• STATED PROBLEM: Leave out the pictures and retype only the lines from the opening line to the line that holds "0.318, 0.316, 0.314]", both ends included.

• DATA LISTING:
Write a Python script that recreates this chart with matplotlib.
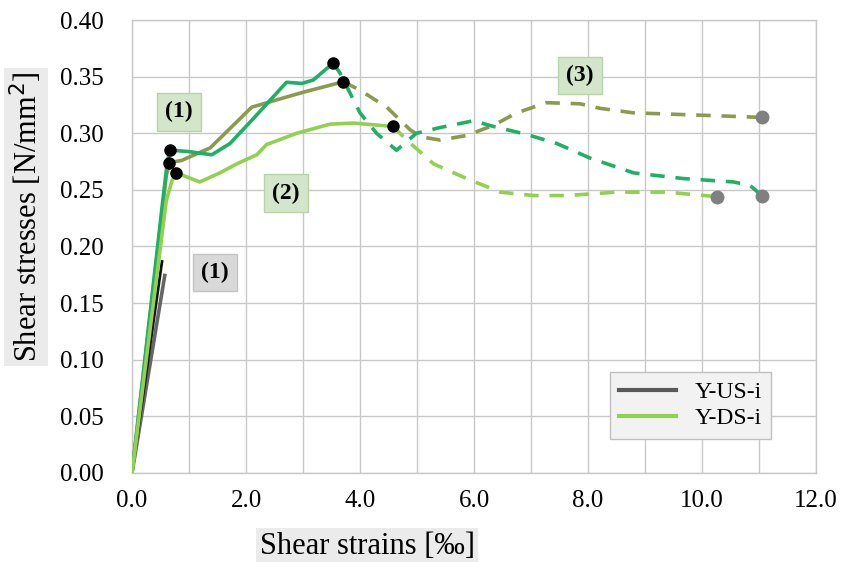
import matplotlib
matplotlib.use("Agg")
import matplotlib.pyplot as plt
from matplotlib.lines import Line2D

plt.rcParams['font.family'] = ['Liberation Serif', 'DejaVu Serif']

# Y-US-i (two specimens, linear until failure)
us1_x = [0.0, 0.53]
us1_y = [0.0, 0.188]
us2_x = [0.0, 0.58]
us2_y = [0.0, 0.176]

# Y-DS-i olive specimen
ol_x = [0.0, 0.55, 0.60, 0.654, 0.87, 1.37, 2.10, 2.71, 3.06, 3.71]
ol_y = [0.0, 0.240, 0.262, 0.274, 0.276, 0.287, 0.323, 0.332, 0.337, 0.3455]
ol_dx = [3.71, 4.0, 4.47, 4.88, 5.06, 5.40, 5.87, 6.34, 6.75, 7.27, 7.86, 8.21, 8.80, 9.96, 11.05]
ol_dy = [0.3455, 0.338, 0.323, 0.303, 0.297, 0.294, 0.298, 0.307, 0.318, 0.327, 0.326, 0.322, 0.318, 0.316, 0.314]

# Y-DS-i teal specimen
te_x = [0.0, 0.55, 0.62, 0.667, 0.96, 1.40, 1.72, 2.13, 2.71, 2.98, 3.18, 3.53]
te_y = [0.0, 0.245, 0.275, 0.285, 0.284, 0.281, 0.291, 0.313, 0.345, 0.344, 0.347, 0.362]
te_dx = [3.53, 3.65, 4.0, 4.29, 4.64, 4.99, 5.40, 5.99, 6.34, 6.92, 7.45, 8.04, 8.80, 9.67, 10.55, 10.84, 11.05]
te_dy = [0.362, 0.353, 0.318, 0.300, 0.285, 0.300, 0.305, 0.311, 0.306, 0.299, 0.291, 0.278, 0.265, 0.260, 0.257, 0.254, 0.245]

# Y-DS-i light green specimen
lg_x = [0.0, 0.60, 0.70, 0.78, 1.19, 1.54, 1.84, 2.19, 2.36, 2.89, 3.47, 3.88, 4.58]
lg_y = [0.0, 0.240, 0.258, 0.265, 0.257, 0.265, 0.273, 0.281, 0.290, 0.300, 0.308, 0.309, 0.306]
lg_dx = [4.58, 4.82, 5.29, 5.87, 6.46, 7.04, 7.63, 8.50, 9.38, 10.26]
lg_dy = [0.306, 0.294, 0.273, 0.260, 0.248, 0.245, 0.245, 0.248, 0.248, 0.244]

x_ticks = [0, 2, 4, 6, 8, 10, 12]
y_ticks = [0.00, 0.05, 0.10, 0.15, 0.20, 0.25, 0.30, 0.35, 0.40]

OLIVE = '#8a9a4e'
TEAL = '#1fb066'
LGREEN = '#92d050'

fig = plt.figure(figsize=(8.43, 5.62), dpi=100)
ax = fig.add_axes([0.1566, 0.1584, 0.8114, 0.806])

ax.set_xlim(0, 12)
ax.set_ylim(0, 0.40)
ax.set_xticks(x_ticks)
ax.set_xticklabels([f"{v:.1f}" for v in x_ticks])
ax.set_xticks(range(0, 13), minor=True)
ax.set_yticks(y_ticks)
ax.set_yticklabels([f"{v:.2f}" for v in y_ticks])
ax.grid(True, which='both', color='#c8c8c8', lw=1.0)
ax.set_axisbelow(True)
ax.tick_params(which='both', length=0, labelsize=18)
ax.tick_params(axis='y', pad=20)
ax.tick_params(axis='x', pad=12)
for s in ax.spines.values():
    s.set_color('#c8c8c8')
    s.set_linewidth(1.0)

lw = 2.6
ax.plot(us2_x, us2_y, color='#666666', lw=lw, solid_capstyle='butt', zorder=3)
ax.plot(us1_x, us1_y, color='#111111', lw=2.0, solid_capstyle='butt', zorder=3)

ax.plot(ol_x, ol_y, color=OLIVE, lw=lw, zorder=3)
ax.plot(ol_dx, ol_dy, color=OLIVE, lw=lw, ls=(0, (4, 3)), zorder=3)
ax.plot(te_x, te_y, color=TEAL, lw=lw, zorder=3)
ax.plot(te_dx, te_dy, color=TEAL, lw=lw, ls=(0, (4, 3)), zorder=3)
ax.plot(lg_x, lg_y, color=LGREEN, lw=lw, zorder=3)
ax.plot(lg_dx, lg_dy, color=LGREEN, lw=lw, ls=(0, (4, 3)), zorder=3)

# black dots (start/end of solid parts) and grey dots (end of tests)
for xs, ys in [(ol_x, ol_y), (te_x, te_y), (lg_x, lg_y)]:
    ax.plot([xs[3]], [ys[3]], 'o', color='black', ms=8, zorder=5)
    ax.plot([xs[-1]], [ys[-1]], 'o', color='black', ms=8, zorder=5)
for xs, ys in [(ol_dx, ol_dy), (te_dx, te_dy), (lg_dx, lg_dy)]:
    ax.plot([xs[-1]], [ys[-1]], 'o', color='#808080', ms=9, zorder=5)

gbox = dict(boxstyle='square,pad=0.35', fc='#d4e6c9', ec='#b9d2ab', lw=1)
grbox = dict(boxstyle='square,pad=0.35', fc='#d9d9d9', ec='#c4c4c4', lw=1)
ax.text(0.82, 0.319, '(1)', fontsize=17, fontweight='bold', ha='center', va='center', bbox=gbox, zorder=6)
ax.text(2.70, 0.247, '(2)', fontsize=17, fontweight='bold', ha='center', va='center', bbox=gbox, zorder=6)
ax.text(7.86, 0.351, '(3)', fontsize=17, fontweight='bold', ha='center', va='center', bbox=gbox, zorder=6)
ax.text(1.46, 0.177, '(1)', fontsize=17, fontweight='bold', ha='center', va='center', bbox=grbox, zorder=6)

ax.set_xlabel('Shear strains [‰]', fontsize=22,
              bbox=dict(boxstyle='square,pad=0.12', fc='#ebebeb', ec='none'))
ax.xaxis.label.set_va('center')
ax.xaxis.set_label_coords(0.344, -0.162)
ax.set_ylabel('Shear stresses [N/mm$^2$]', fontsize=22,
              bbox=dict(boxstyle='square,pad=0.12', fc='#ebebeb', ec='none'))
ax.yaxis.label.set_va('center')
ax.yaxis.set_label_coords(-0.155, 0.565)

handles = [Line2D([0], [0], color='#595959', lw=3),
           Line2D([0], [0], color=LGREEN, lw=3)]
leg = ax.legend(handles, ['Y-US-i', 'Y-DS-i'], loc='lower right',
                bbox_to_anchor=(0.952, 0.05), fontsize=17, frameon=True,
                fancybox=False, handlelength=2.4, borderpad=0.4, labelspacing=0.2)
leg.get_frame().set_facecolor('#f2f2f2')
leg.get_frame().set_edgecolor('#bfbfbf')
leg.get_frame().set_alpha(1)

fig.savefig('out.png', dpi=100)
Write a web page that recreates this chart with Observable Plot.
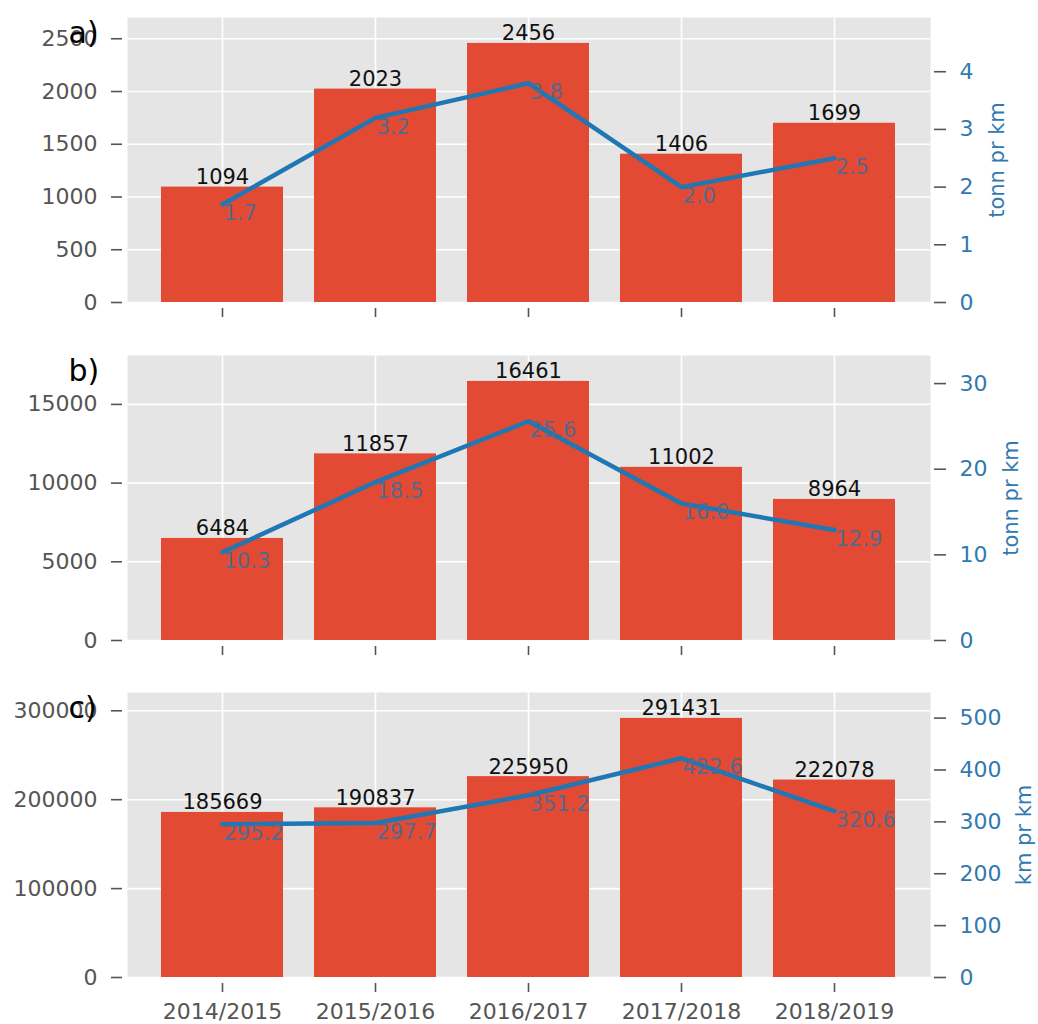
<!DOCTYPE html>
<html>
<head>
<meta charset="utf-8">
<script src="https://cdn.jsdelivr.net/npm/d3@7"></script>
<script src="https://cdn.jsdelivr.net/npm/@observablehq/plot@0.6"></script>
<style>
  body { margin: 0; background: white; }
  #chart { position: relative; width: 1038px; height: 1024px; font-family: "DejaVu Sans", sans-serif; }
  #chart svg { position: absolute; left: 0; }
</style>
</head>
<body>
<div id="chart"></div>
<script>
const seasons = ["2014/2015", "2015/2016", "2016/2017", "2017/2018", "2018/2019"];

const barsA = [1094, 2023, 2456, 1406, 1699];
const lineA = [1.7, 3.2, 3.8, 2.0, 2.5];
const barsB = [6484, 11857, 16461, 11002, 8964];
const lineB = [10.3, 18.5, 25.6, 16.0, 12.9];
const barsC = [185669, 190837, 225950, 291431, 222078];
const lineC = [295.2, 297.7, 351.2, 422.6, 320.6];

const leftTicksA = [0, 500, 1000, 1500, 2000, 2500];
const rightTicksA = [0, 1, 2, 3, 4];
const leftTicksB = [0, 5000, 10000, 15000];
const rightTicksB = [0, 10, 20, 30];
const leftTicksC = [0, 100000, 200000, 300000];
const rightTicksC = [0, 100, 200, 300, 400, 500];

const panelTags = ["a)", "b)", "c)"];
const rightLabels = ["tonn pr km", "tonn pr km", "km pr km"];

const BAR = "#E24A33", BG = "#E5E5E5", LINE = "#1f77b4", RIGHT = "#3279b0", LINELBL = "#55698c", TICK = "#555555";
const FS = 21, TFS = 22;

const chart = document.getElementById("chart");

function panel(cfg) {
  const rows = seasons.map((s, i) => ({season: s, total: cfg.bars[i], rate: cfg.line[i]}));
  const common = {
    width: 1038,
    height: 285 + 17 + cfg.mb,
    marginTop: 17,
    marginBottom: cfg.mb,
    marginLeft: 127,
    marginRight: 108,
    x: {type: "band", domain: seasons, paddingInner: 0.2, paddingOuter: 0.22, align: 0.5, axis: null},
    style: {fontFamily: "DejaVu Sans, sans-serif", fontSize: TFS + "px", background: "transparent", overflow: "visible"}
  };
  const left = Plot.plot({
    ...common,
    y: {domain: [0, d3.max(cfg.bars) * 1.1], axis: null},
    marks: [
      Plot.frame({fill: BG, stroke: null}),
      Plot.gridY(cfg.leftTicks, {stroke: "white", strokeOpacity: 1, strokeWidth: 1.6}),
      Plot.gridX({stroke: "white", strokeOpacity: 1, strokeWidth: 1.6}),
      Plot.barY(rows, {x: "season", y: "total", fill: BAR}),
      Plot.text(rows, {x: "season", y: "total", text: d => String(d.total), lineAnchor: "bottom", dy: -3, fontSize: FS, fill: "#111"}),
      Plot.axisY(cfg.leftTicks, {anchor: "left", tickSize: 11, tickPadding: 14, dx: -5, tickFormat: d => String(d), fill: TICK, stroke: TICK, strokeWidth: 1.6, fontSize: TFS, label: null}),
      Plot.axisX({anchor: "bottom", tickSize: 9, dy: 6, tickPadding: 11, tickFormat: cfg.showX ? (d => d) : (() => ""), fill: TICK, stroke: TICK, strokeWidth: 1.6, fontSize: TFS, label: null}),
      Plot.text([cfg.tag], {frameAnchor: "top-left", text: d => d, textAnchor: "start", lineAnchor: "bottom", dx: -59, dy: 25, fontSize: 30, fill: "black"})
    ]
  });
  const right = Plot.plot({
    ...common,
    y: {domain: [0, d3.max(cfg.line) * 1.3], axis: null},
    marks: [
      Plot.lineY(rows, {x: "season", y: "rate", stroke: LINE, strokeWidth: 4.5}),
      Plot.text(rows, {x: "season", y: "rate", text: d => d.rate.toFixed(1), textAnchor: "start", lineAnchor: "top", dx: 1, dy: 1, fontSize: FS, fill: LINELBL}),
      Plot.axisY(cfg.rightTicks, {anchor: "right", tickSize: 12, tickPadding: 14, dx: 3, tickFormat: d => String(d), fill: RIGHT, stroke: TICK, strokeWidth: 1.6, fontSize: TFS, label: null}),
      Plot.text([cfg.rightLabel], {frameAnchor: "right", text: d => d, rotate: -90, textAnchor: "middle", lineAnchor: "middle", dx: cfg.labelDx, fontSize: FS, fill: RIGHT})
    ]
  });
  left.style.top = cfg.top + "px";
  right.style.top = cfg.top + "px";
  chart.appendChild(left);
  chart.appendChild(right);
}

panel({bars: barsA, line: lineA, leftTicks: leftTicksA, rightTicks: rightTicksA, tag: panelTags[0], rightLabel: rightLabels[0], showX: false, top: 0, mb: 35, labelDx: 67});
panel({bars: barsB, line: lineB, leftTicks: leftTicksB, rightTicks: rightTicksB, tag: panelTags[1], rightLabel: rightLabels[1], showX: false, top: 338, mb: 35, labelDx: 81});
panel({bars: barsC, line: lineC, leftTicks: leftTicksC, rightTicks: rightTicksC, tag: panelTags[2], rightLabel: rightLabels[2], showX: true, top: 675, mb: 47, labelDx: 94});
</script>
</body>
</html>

• RESULT OF THIS TASK:
Write a Python script that recreates this chart with matplotlib.
import matplotlib
matplotlib.use("Agg")
import matplotlib.pyplot as plt
from matplotlib.lines import Line2D

plt.rcParams['font.family'] = ['Liberation Serif', 'DejaVu Serif']

# Y-US-i (two specimens, linear until failure)
us1_x = [0.0, 0.53]
us1_y = [0.0, 0.188]
us2_x = [0.0, 0.58]
us2_y = [0.0, 0.176]

# Y-DS-i olive specimen
ol_x = [0.0, 0.55, 0.60, 0.654, 0.87, 1.37, 2.10, 2.71, 3.06, 3.71]
ol_y = [0.0, 0.240, 0.262, 0.274, 0.276, 0.287, 0.323, 0.332, 0.337, 0.3455]
ol_dx = [3.71, 4.0, 4.47, 4.88, 5.06, 5.40, 5.87, 6.34, 6.75, 7.27, 7.86, 8.21, 8.80, 9.96, 11.05]
ol_dy = [0.3455, 0.338, 0.323, 0.303, 0.297, 0.294, 0.298, 0.307, 0.318, 0.327, 0.326, 0.322, 0.318, 0.316, 0.314]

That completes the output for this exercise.